Frank Shatz
Frank Shatz lives in Williamsburg, Va., and Lake Placid, His column was reprinted with permission from The Virginia Gazette.
The Washington Post reported recently that according to a Pew Research Center poll, the number of Americans who think the United States "stands above all other countries,” has declined from 38 percent three years ago to 28 percent today. And 58 percent say the U.S. is merely, "one of the greatest countries.”
The survey also indicated, the Washington Post notes, that the decline in the belief of American exceptionalism has taken hold even among its biggest proponents, staunch Republicans. Just 37 percent view the United States as a singularly great country, down 15 points from 2011.
The image of the United States as a superpower with a dominant position in international relations and the ability to exert influence and project power on a global scale is rapidly eroding even among those who are friends and admirers of our country.

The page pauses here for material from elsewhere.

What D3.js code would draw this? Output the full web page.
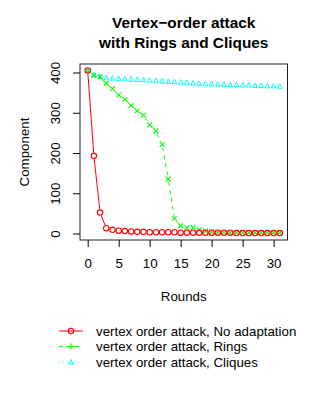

One of them is Edward Lozansky, founder and president of the American University, in Moscow. A nuclear physicist by training, he was an exile in the United States during the Cold War. Since the collapse of Communism and the dissolution of the Soviet Union, he has earned a high position in the academic world and is recognized as a vital bridge between American and Russian institutions of higher education.
He recently organized the first William & Mary/American University in Moscow Lecture. It was presented by Joel Levine, a research professor at W&M, who for 41 years served as senior researcher at NASA.
Lozansky, in a series of Op-Ed articles published in Moscow Times, the Washington Times, and various online websites, argued forcefully that the United States must change course and cooperate with Russia to the benefit of both countries.
He notes that as the result of America’s intervention in Iraq, the country is imploding, the Shia-controlled regions are falling into Iran’s orbit, the Sunni inhabited part of the country is under ISIS control, which is determined to establish a fundamentalist caliphate.
America, Lozansky observed, is finding itself in the humiliating position of having to beg Iran for help to contain ISIS , an extreme, radical Islamist organization that pose an immense threat to regional stability as well as the prospect of providing a staging area for attacks against the West.
"Ironically enough, "he wrote, "Russia is one of the prime beneficiaries of America’s mistaken policies. Turmoil in Iraq and Syria has driven oil prices higher, making Russia’s energy exports more valuable, while America is embroiled in conflicts from which it gains little strategic benefits, and is empowering players such as Iran and ISIS who are fundamentally hostile to the United States.”
He quotes President Ronald Reagan’s ambassador to Moscow, Jack Matlock, who at a recent US-Russia Forum held in Washington said, "The world is moving on and the US has trouble keeping up.”
Lozansky pointed out that as a result of misguided policies of successive American presidents from George H. W. Bush to Clinton, George W. Bush, and Barak Obama, a rare historic opportunity to include Russia into an alliance with the West, was lost. "As a result, relations with Russia have been badly damaged,” he wrote. "Moreover, the U.S. so–called global democracy promotion campaign has brought tremendous misery for countries on the receiving end, and to make things worse, it has backfired on the United States again and again.”
Today, he concludes, one can see what an illusion it truly was to expect Iraq to transform under American tutelage into a democracy. Instead, hardened fighters from the Islamic State, ISIS, advance on Baghdad, and nation building in Afghanistan, has been another miserable failure. He considers "America’s latest project in democracy promotion, Ukraine,” also a mistaken enterprise.
"American taxpayers have the right to hold their leaders to account for all the human lives lost and trillions of dollars spent little to show in return,” he writes. "It is time for serious reconsideration of U. S. foreign policy, which to date has only caused chaos and harm to America’s true national interest.”